Mentre dalla Bce arriva l’ennesimo rialzo dei tassi di interesse con il rischio sempre più vicino di generare un credit crunch, la Commissione Europea lancia un preciso segnale di attenzione ai 24 milioni di Pmi che animano il tessuto produttivo del Continente. Con la nuova proposta di regolamento sulla lotta ai ritardi di pagamento, presentata il 12 settembre, si punta a tutelare gli imprenditori vittime dei ‘cattivi pagatori’, sostituendo l’attuale direttiva Ue, datata 2011, con l’obiettivo è di eliminare “le ambiguità” e colmare “le lacune giuridiche”. Ma soprattutto si fissa un limite massimo “più rigoroso” di 30 giorni per saldare le fatture.
La direttiva prevede, infatti, un termine di pagamento di 30 giorni per le transazioni commerciali che può, tuttavia, essere esteso a 60 giorni o più “se non gravemente ingiusto nei confronti del creditore”. In pratica, evidenzia Bruxelles, “l’assenza di un termine massimo di pagamento effettivo e l’ambiguità nella definizione di ‘gravemente ingiusto’ nella Direttiva hanno portato a una situazione in cui termini di pagamento di 120 giorni o più vengono spesso imposti ai creditori più piccoli”. La nuova proposta di regolamento razionalizza queste disposizioni e introduce un unico termine massimo di pagamento di 30 giorni per tutte le transazioni commerciali, comprese quelle che coinvolgono la pubblica amministrazione. Questa scadenza, nei piani dell’esecutivo Ue, sarà la stessa in tutti i Ventisette Paesi. Le parti, viene precisato, “possono negoziare qualsiasi termine di pagamento purché non superi i 30 giorni e la proposta non pregiudica i termini di pagamento più brevi stabiliti dalla legislazione nazionale, per garantire la certezza del diritto”. Il testo Ue elimina inoltre l’attuale proroga a 60 giorni dei termini di pagamento per gli enti pubblici che forniscono assistenza sanitaria e per le autorità che svolgono attività economiche di natura industriale o commerciale. Nei calcoli di Bruxelles, “una riduzione di un giorno dei ritardi di pagamento aumenterebbe il flusso di cassa aggregato delle imprese dell’Ue dello 0,9% e potrebbe far risparmiare loro 158 milioni di euro in costi di finanziamento”.

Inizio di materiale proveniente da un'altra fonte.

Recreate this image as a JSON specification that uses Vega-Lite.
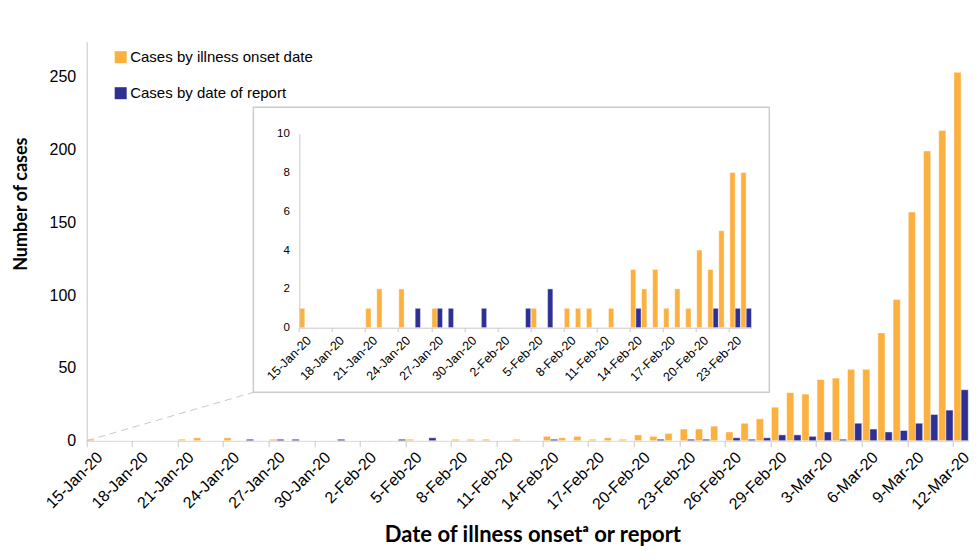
{
  "$schema": "https://vega.github.io/schema/vega-lite/v6.json",
  "autosize": {"type": "none"},
  "width": 882,
  "height": 399,
  "padding": {"left": 86.7, "top": 41.7, "right": 11.3, "bottom": 119.3},
  "background": "white",
  "config": {"view": {"stroke": null}, "font": "Liberation Sans"},
  "datasets": {
    "cases": [
      {"date": "15-Jan-20", "onset": 1, "report": 0},
      {"date": "16-Jan-20", "onset": 0, "report": 0},
      {"date": "17-Jan-20", "onset": 0, "report": 0},
      {"date": "18-Jan-20", "onset": 0, "report": 0},
      {"date": "19-Jan-20", "onset": 0, "report": 0},
      {"date": "20-Jan-20", "onset": 0, "report": 0},
      {"date": "21-Jan-20", "onset": 1, "report": 0},
      {"date": "22-Jan-20", "onset": 2, "report": 0},
      {"date": "23-Jan-20", "onset": 0, "report": 0},
      {"date": "24-Jan-20", "onset": 2, "report": 0},
      {"date": "25-Jan-20", "onset": 0, "report": 1},
      {"date": "26-Jan-20", "onset": 0, "report": 0},
      {"date": "27-Jan-20", "onset": 1, "report": 1},
      {"date": "28-Jan-20", "onset": 0, "report": 1},
      {"date": "29-Jan-20", "onset": 0, "report": 0},
      {"date": "30-Jan-20", "onset": 0, "report": 0},
      {"date": "31-Jan-20", "onset": 0, "report": 1},
      {"date": "1-Feb-20", "onset": 0, "report": 0},
      {"date": "2-Feb-20", "onset": 0, "report": 0},
      {"date": "3-Feb-20", "onset": 0, "report": 0},
      {"date": "4-Feb-20", "onset": 0, "report": 1},
      {"date": "5-Feb-20", "onset": 1, "report": 0},
      {"date": "6-Feb-20", "onset": 0, "report": 2},
      {"date": "7-Feb-20", "onset": 0, "report": 0},
      {"date": "8-Feb-20", "onset": 1, "report": 0},
      {"date": "9-Feb-20", "onset": 1, "report": 0},
      {"date": "10-Feb-20", "onset": 1, "report": 0},
      {"date": "11-Feb-20", "onset": 0, "report": 0},
      {"date": "12-Feb-20", "onset": 1, "report": 0},
      {"date": "13-Feb-20", "onset": 0, "report": 0},
      {"date": "14-Feb-20", "onset": 3, "report": 1},
      {"date": "15-Feb-20", "onset": 2, "report": 0},
      {"date": "16-Feb-20", "onset": 3, "report": 0},
      {"date": "17-Feb-20", "onset": 1, "report": 0},
      {"date": "18-Feb-20", "onset": 2, "report": 0},
      {"date": "19-Feb-20", "onset": 1, "report": 0},
      {"date": "20-Feb-20", "onset": 4, "report": 0},
      {"date": "21-Feb-20", "onset": 3, "report": 1},
      {"date": "22-Feb-20", "onset": 5, "report": 0},
      {"date": "23-Feb-20", "onset": 8, "report": 1},
      {"date": "24-Feb-20", "onset": 8, "report": 1},
      {"date": "25-Feb-20", "onset": 10, "report": 0},
      {"date": "26-Feb-20", "onset": 6, "report": 2},
      {"date": "27-Feb-20", "onset": 12, "report": 1},
      {"date": "28-Feb-20", "onset": 15, "report": 2},
      {"date": "29-Feb-20", "onset": 23, "report": 4},
      {"date": "1-Mar-20", "onset": 33, "report": 4},
      {"date": "2-Mar-20", "onset": 32, "report": 3},
      {"date": "3-Mar-20", "onset": 42, "report": 6},
      {"date": "4-Mar-20", "onset": 43, "report": 1},
      {"date": "5-Mar-20", "onset": 49, "report": 12},
      {"date": "6-Mar-20", "onset": 49, "report": 8},
      {"date": "7-Mar-20", "onset": 74, "report": 6},
      {"date": "8-Mar-20", "onset": 97, "report": 7},
      {"date": "9-Mar-20", "onset": 157, "report": 12},
      {"date": "10-Mar-20", "onset": 199, "report": 18},
      {"date": "11-Mar-20", "onset": 213, "report": 21},
      {"date": "12-Mar-20", "onset": 253, "report": 35}
    ]
  },
  "layer": [
    {
      "data": {"name": "cases"},
      "transform": [{"fold": ["onset", "report"], "as": ["series", "cases"]}],
      "mark": {"type": "bar", "stroke": "white", "strokeOpacity": 0.45, "strokeWidth": 1},
      "encoding": {
        "x": {
          "field": "date", "type": "ordinal", "sort": null,
          "scale": {"paddingInner": 0, "paddingOuter": 0},
          "axis": {
            "orient": "bottom",
            "values": ["15-Jan-20","18-Jan-20","21-Jan-20","24-Jan-20","27-Jan-20","30-Jan-20","2-Feb-20","5-Feb-20","8-Feb-20","11-Feb-20","14-Feb-20","17-Feb-20","20-Feb-20","23-Feb-20","26-Feb-20","29-Feb-20","3-Mar-20","6-Mar-20","9-Mar-20","12-Mar-20"],
            "bandPosition": 0,
            "labelAngle": -45,
            "labelFontSize": 16,
            "labelColor": "#000000",
            "labelPadding": 2,
            "domainColor": "#c8c8c8",
            "tickColor": "#c8c8c8",
            "tickSize": 6,
            "title": "Date of illness onsetᵃ or report",
            "titleFont": "Lato",
            "titleFontSize": 22,
            "titleFontWeight": "bold",
            "titleColor": "#000000",
            "titleX": 445.7,
            "titleY": 101,
            "titleBaseline": "alphabetic",
            "titleAlign": "center"
          }
        },
        "xOffset": {"field": "series", "sort": ["onset", "report"], "scale": {"paddingInner": 0, "paddingOuter": 0.06}},
        "y": {
          "field": "cases", "type": "quantitative",
          "scale": {"domain": [0, 274], "nice": false},
          "axis": {
            "orient": "left",
            "values": [0, 50, 100, 150, 200, 250],
            "ticks": false,
            "grid": false,
            "labelFontSize": 16,
            "labelColor": "#000000",
            "labelPadding": 11,
            "domainColor": "#c8c8c8",
            "title": "Number of cases",
            "titleFont": "Lato",
            "titleFontSize": 18,
            "titleFontWeight": "bold",
            "titleColor": "#000000",
            "titleX": -60,
            "titleY": 162,
            "titleBaseline": "alphabetic",
            "titleAlign": "center"
          }
        },
        "color": {
          "field": "series", "type": "nominal",
          "scale": {"domain": ["onset", "report"], "range": ["#FBB040", "#2E3192"]},
          "legend": {
            "orient": "none",
            "legendX": 26.5,
            "legendY": 8,
            "title": null,
            "padding": 0,
            "symbolType": "square",
            "symbolSize": 144,
            "symbolStrokeWidth": 0,
            "symbolOpacity": 1,
            "labelFontSize": 15,
            "labelColor": "#000000",
            "labelOffset": 2,
            "labelLimit": 0,
            "rowPadding": 20,
            "labelExpr": "datum.value == 'onset' ? 'Cases by illness onset date' : 'Cases by date of report'"
          }
        }
      }
    },
    {
      "data": {"values": [{}]},
      "mark": {"type": "rule", "color": "#c8c8c8", "strokeDash": [7, 5], "strokeWidth": 1},
      "encoding": {
        "x": {"datum": 0, "type": "quantitative", "scale": {"domain": [0, 58], "nice": false}, "axis": null},
        "x2": {"datum": 10.96},
        "y": {"datum": 0, "type": "quantitative", "scale": {"domain": [0, 274], "nice": false}, "axis": null},
        "y2": {"datum": 33.2}
      }
    },
    {
      "data": {"values": [{}]},
      "mark": {"type": "rect", "fill": "white", "stroke": "#cccccc", "strokeWidth": 1.5},
      "encoding": {
        "x": {"datum": 10.96, "type": "quantitative", "scale": {"domain": [0, 58], "nice": false}, "axis": null},
        "x2": {"datum": 44.89},
        "y": {"datum": 33.2, "type": "quantitative", "scale": {"domain": [0, 274], "nice": false}, "axis": null},
        "y2": {"datum": 228.9}
      }
    },
    {
      "data": {"name": "cases"},
      "transform": [
        {"window": [{"op": "row_number", "as": "i"}]},
        {"filter": "datum.i <= 41"},
        {"fold": ["onset", "report"], "as": ["series", "cases"]}
      ],
      "mark": {"type": "bar", "stroke": "white", "strokeOpacity": 0.45, "strokeWidth": 1},
      "encoding": {
        "x": {
          "field": "date", "type": "ordinal", "sort": null,
          "scale": {"range": [212.6, 665], "paddingInner": 0, "paddingOuter": 0},
          "axis": {
            "orient": "bottom",
            "values": ["15-Jan-20","18-Jan-20","21-Jan-20","24-Jan-20","27-Jan-20","30-Jan-20","2-Feb-20","5-Feb-20","8-Feb-20","11-Feb-20","14-Feb-20","17-Feb-20","20-Feb-20","23-Feb-20"],
            "bandPosition": 0,
            "offset": -113,
            "zindex": 1,
            "labelAngle": -45,
            "labelFontSize": 12.5,
            "labelColor": "#000000",
            "labelPadding": 2,
            "domainColor": "#c8c8c8",
            "tickColor": "#c8c8c8",
            "tickSize": 4,
            "title": null
          }
        },
        "xOffset": {"field": "series", "sort": ["onset", "report"], "scale": {"paddingInner": 0, "paddingOuter": 0.04}},
        "y": {
          "field": "cases", "type": "quantitative",
          "scale": {"domain": [0, 10], "range": [286, 92], "nice": false},
          "axis": {
            "orient": "left",
            "values": [0, 2, 4, 6, 8, 10],
            "offset": -212.6,
            "zindex": 1,
            "ticks": false,
            "grid": false,
            "labelFontSize": 11.5,
            "labelColor": "#000000",
            "labelPadding": 10,
            "domainColor": "#c8c8c8",
            "title": null
          }
        },
        "color": {"field": "series", "type": "nominal", "legend": null}
      }
    }
  ],
  "resolve": {"scale": {"x": "independent", "y": "independent", "xOffset": "independent"}}
}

La decisione di Bruxelles è stata salutata con soddisfazione da Marco Granelli, Presidente di Confartigianato che da sempre è in prima linea nella battaglia contro i ritardi di pagamento. “Servono regole certe, chiare e stringenti a difesa delle vittime dei ‘cattivi pagatori’. Ci auguriamo – sottolinea Granelli – che il rafforzamento della fonte normativa renda più cogenti i termini di pagamento e riesca a sconfiggere il ‘business del pagherò’. Le Pmi non devono più essere alla mercè delle ambiguità normative e di chi esercita posizioni dominanti. In questi tempi di alta inflazione e di aumento dei tassi di interesse, pagare in ritardo o non pagare affatto i propri fornitori è il modo più semplice per finanziarsi senza chiedere prestiti in banca. Tutto questo sulle spalle delle imprese creditrici”.
Granelli tocca così il cuore del problema di quanto sta avvenendo in Europa: gli interventi per sostenere lo sviluppo imprenditoriale e la politica monetaria non sembrano andare di pari passo.
La sensibilità della Commissione verso le esigenze dell’economia reale appare, infatti, ben diversa dai rigidi automatismi con i quali la Banca Centrale Europea fa scattare gli aumenti dei tassi di interesse per contenere l’inflazione. Con il rialzo deciso il 14 settembre, il decimo da luglio 2022, prestiti e mutui saranno ancora più cari e per le imprese si aggraverà il problema di reperire risorse per finanziare l’attività e programmare investimenti. Il Presidente di Confartigianato segnala che nell’ultimo anno le micro e piccole imprese hanno già subìto un aumento di 6,7 miliardi del costo del credito. Contemporaneamente si assiste ad un progressivo crollo dei prestiti bancari: – 8,2% per le aziende fino a 20 addetti e – 9,5% per le imprese artigiane. Un problema acuito appunto dal fenomeno dei ritardi di pagamento della Pa e dei privati di cui sono ‘vittime’ proprio i piccoli imprenditori costretti a ‘fare da banca’ a chi non salda le fatture nei tempi indicati dalla legge.